En la familia no es completa la dicha si está ausente la madre. En la casa del Padre Celestial el alma instintivamente busca a su muy querida Madre, a la Inmaculada. ¡Qué encuentro el de la Madre con su hija! El alma se había acostumbrado hacía largo tiempo a llamarla con el dulce nombre de Madre; ahora, de repente, este nombre reviste encantos no sospechados siquiera, descubre perspectivas arrebatadoras. Este nombre revela abismos de ternura y de sacrificios.
Siente el alma a esta divina Madre que se inclina sobre ella, cubriéndola con su solicitud. Se le presenta en su blancura inmaculada como un ser todo bañado de luz, todo transformado en la Divinidad. Y esta Virgen toda hermosa, toda radiante de claridad, es su Madre. El alma se siente estrechada por sus brazos maternales y apretada contra su Corazón virginal, y en este prolongado abrazo se confunden toda la ternura de la Madre y todo el afecto del hijo.
Esta felicidad es inefable. Como un dulce rocío penetra hasta lo más íntimo del alma. Se ha consumado la donación recíproca y definitiva de la Madre al hijo y del hijo a la Madre, y el alma la saborea con delicia, experimenta toda su suavidad. Esta alegría está reservada al alma perfecta. En adelante entre ella y su Madre ya no hay distancias, ya no hay secretos. El hijo participa de todas las alegrías y dolores de su Madre, y Ella, es decir, esta Madre incomparable, se encarga de atender a todas sus necesidades, de consolarla en todas sus penas, de animarla en todos sus desfallecimientos, de obtenerle todas las gracias.

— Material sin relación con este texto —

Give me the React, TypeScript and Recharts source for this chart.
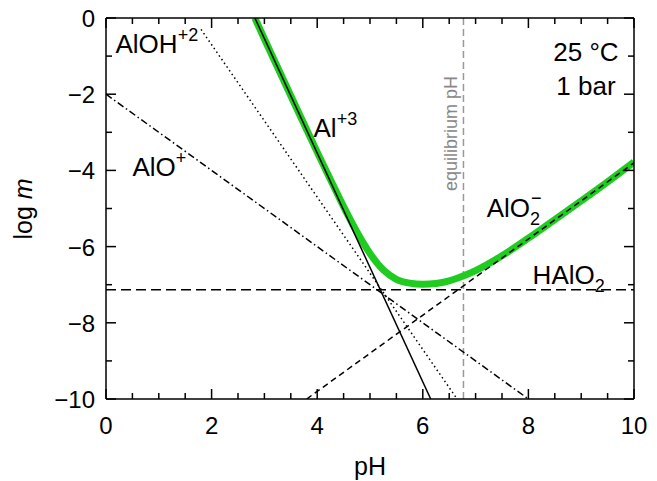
import React from 'react';
import { LineChart, Line, XAxis, YAxis, ReferenceLine, ReferenceDot } from 'recharts';

// axis ticks (minor every 0.5, labelled every 2)
const xTicks = [0, 0.5, 1, 1.5, 2, 2.5, 3, 3.5, 4, 4.5, 5, 5.5, 6, 6.5, 7, 7.5, 8, 8.5, 9, 9.5, 10];
const xLabelled = [0, 2, 4, 6, 8, 10];
const yTicks = [-10, -9.5, -9, -8.5, -8, -7.5, -7, -6.5, -6, -5.5, -5, -4.5, -4, -3.5, -3, -2.5, -2, -1.5, -1, -0.5, 0];
const yLabelled = [0, -2, -4, -6, -8, -10];

// species lines (pH, log m)
const al3 = [{ x: 2.82, y: 0 }, { x: 6.15, y: -10 }];
const aloh2 = [{ x: 1.8, y: -0.3 }, { x: 6.65, y: -10 }];
const alo = [{ x: 0, y: -2 }, { x: 8, y: -10 }];
const halo2 = [{ x: 0, y: -7.13 }, { x: 10, y: -7.13 }];
const alo2 = [{ x: 3.8, y: -10 }, { x: 10, y: -3.8 }];

// total dissolved Al
const totalPH = [2.82, 3, 3.5, 4, 4.25, 4.5, 4.75, 5, 5.25, 5.5, 5.75, 6, 6.25, 6.5, 6.75, 7, 7.5, 8, 8.5, 9, 9.5, 10];
const totalLogM = [0, -0.55, -2.04, -3.52, -4.24, -4.95, -5.61, -6.18, -6.61, -6.86, -6.96, -6.99, -6.97, -6.9, -6.78, -6.63, -6.24, -5.78, -5.29, -4.8, -4.3, -3.78];
const total = totalPH.map((x, i) => ({ x, y: totalLogM[i] }));

const equilibriumPH = 6.77;

const FONT = '"Liberation Sans", Arial, Helvetica, sans-serif';
const fmt = (v: number) => (v < 0 ? '\u2212' + Math.abs(v) : String(v));

function BottomTick({ x, y, payload }: any) {
  const major = xLabelled.includes(payload.value);
  return (
    <g>
      <line x1={x} y1={y} x2={x} y2={y - (major ? 10 : 6)} stroke="#000" strokeWidth={1.5} />
      {major && (
        <text x={x} y={y + 35} textAnchor="middle" fontSize={24} fill="#000">
          {payload.value}
        </text>
      )}
    </g>
  );
}

function TopTick({ x, y, payload }: any) {
  const major = xLabelled.includes(payload.value);
  return <line x1={x} y1={y} x2={x} y2={y + (major ? 10 : 6)} stroke="#000" strokeWidth={1.5} />;
}

function LeftTick({ x, y, payload }: any) {
  const major = yLabelled.includes(payload.value);
  return (
    <g>
      <line x1={x} y1={y} x2={x + (major ? 10 : 6)} y2={y} stroke="#000" strokeWidth={1.5} />
      {major && (
        <text x={x - 11} y={y + 9} textAnchor="end" fontSize={24} fill="#000">
          {fmt(payload.value)}
        </text>
      )}
    </g>
  );
}

function RightTick({ x, y, payload }: any) {
  const major = yLabelled.includes(payload.value);
  return <line x1={x} y1={y} x2={x - (major ? 10 : 6)} y2={y} stroke="#000" strokeWidth={1.5} />;
}

// place arbitrary svg at a data point
const at = (draw: (x: number, y: number) => React.ReactNode) => (props: any) => {
  const vb = props.viewBox || {};
  return <g>{draw(vb.x + (vb.width || 0) / 2, vb.y + (vb.height || 0) / 2)}</g>;
};

const txt = { fontSize: 26, fill: '#000' };
const sup = 18;

export default function App() {
  return (
    <div style={{ position: 'absolute', left: 0, top: 0, background: '#fff', fontFamily: FONT }}>
      <LineChart width={657} height={481} margin={{ top: 17, right: 22, bottom: 0, left: 0 }}>
        <XAxis
          xAxisId="bottom"
          type="number"
          dataKey="x"
          domain={[0, 10]}
          ticks={xTicks}
          allowDataOverflow
          height={82}
          tickSize={0}
          tickMargin={0}
          tick={BottomTick}
          axisLine={{ stroke: '#000', strokeWidth: 1.5 }}
        />
        <XAxis
          xAxisId="top"
          orientation="top"
          type="number"
          dataKey="x"
          domain={[0, 10]}
          ticks={xTicks}
          allowDataOverflow
          height={1}
          tickSize={0}
          tickMargin={0}
          tick={TopTick}
          axisLine={{ stroke: '#000', strokeWidth: 1.5 }}
        />
        <YAxis
          yAxisId="left"
          type="number"
          dataKey="y"
          domain={[-10, 0]}
          ticks={yTicks}
          allowDataOverflow
          width={106}
          tickSize={0}
          tickMargin={0}
          tick={LeftTick}
          axisLine={{ stroke: '#000', strokeWidth: 1.5 }}
        />
        <YAxis
          yAxisId="right"
          orientation="right"
          type="number"
          dataKey="y"
          domain={[-10, 0]}
          ticks={yTicks}
          allowDataOverflow
          width={1}
          tickSize={0}
          tickMargin={0}
          tick={RightTick}
          axisLine={{ stroke: '#000', strokeWidth: 1.5 }}
        />

        <ReferenceLine
          xAxisId="bottom"
          yAxisId="left"
          x={equilibriumPH}
          stroke="#999"
          strokeWidth={1.5}
          strokeDasharray="7 4"
        />

        <Line xAxisId="bottom" yAxisId="left" data={total} dataKey="y" type="monotone" stroke="#1fcc1f" strokeWidth={7} dot={false} activeDot={false} isAnimationActive={false} />
        <Line xAxisId="bottom" yAxisId="left" data={al3} dataKey="y" type="linear" stroke="#000" strokeWidth={1.5} dot={false} activeDot={false} isAnimationActive={false} />
        <Line xAxisId="bottom" yAxisId="left" data={aloh2} dataKey="y" type="linear" stroke="#000" strokeWidth={1.5} strokeDasharray="1.5 3" dot={false} activeDot={false} isAnimationActive={false} />
        <Line xAxisId="bottom" yAxisId="left" data={alo} dataKey="y" type="linear" stroke="#000" strokeWidth={1.5} strokeDasharray="7 3 1.5 3" dot={false} activeDot={false} isAnimationActive={false} />
        <Line xAxisId="top" yAxisId="right" data={halo2} dataKey="y" type="linear" stroke="#000" strokeWidth={1.5} strokeDasharray="10 5" dot={false} activeDot={false} isAnimationActive={false} />
        <Line xAxisId="bottom" yAxisId="left" data={alo2} dataKey="y" type="linear" stroke="#000" strokeWidth={1.5} strokeDasharray="6 4" dot={false} activeDot={false} isAnimationActive={false} />

        {/* species labels */}
        <ReferenceDot xAxisId="bottom" yAxisId="left" x={0.18} y={-0.91} r={0} fill="none" stroke="none"
          label={at((x, y) => (
            <text x={x} y={y} {...txt}>AlOH<tspan dy={-12} fontSize={sup}>+2</tspan></text>
          ))} />
        <ReferenceDot xAxisId="bottom" yAxisId="left" x={0.5} y={-4.16} r={0} fill="none" stroke="none"
          label={at((x, y) => (
            <text x={x} y={y} {...txt}>AlO<tspan dy={-12} fontSize={sup}>+</tspan></text>
          ))} />
        <ReferenceDot xAxisId="bottom" yAxisId="left" x={3.93} y={-3.12} r={0} fill="none" stroke="none"
          label={at((x, y) => (
            <text x={x} y={y} {...txt}>Al<tspan dy={-12} fontSize={sup}>+3</tspan></text>
          ))} />
        <ReferenceDot xAxisId="bottom" yAxisId="left" x={7.21} y={-5.22} r={0} fill="none" stroke="none"
          label={at((x, y) => (
            <text x={x} y={y} {...txt}>AlO<tspan dy={8} fontSize={sup}>2</tspan><tspan dx={-9} dy={-21} fontSize={sup}>{'\u2212'}</tspan></text>
          ))} />
        <ReferenceDot xAxisId="bottom" yAxisId="left" x={8.08} y={-6.97} r={0} fill="none" stroke="none"
          label={at((x, y) => (
            <text x={x} y={y} {...txt}>HAlO<tspan dy={8} fontSize={sup}>2</tspan></text>
          ))} />
        <ReferenceDot xAxisId="bottom" yAxisId="left" x={9.09} y={-1.14} r={0} fill="none" stroke="none"
          label={at((x, y) => (
            <text x={x} y={y} textAnchor="middle" {...txt}>25 °C</text>
          ))} />
        <ReferenceDot xAxisId="bottom" yAxisId="left" x={9.09} y={-2.03} r={0} fill="none" stroke="none"
          label={at((x, y) => (
            <text x={x} y={y} textAnchor="middle" {...txt}>1 bar</text>
          ))} />
        <ReferenceDot xAxisId="bottom" yAxisId="left" x={6.65} y={-3.03} r={0} fill="none" stroke="none"
          label={at((x, y) => (
            <text x={x} y={y} textAnchor="middle" fontSize={18} fill="#888" transform={`rotate(-90 ${x} ${y})`}>equilibrium pH</text>
          ))} />
      </LineChart>

      {/* axis titles */}
      <svg width={657} height={481} style={{ position: 'absolute', left: 0, top: 0, pointerEvents: 'none' }}>
        <text x={370} y={475} textAnchor="middle" fontSize={25} fill="#000" fontFamily={FONT}>pH</text>
        <text x={32} y={209} textAnchor="middle" fontSize={25} fill="#000" fontFamily={FONT} transform="rotate(-90 32 209)">
          log <tspan fontStyle="italic">m</tspan>
        </text>
      </svg>
    </div>
  );
}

Querida Madre, ¿qué seréis para nosotros en el cielo, si ya en la tierra se efectúan uniones tan estrechas con Vos?… El alma no se cansa de admirar a la Inmaculada, de estrecharse más y más con Ella y de repetir: “Es mi propia Madre, como lo es de mi hermano Jesús. Una sola Madre tenemos los dos como no tenemos más que un Padre”.